Monday.com shares slide as weak outlook overshadows earnings beat Proactive uses images sourced from Shutterstock
Shares of Monday.com (NASDAQ:MNDY) fell more than 20% in early trading on Monday after the work management software maker issued a weaker-than-expected outlook, overshadowing a fourth-quarter earnings and revenue beat.
The company forecast 2026 revenue of $1.45 billion to $1.46 billion, below analysts’ average estimate of $1.48 billion, and guided for operating income of $165 million to $175 million, well short of expectations of about $218 million, according to consensus estimates.
Monday.com reported adjusted earnings of $1.04 per share for the fourth quarter, topping analysts’ expectations of $0.92, while revenue rose nearly 25% to $333.9 million, beating forecasts of about $329.7 million.
Despite the top-line strength, investors focused on signs of slowing growth and margin pressure.
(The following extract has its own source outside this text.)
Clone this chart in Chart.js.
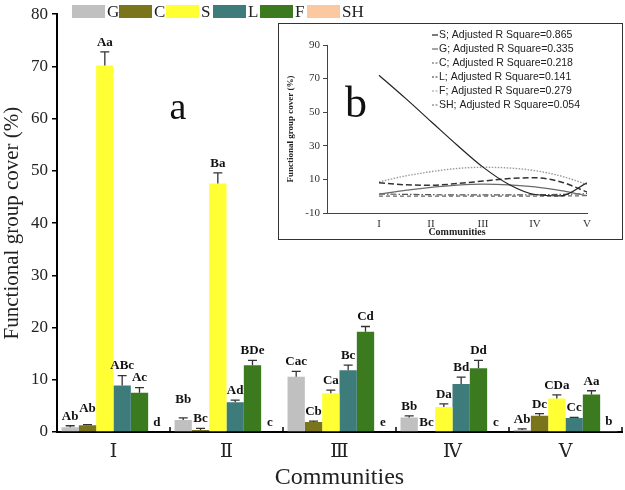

The company’s non-GAAP operating margin declined to 12.5%, down 2.5 percentage points from a year earlier, while free cash flow margin fell sharply to 17%, compared with more than 27% a year ago.
Monday.com’s net dollar retention rate, a key measure of customer spending growth, slipped to 110% from 111% in the prior quarter, with similar declines across larger customer cohorts, including those generating more than $50,000 and $100,000 in annual recurring revenue.
The company continued to expand its higher-value customer base, reporting 1,756 customers generating more than $100,000 in annual recurring revenue, up 46% from a year earlier, while customers generating over $50,000 rose nearly 34%. Customers spending more than $500,000 annually increased to 87, up 74% year on year.
Gross margin remained stable at 89.5%, while remaining performance obligations climbed 36.6% to $839 million, reflecting continued demand and contract growth.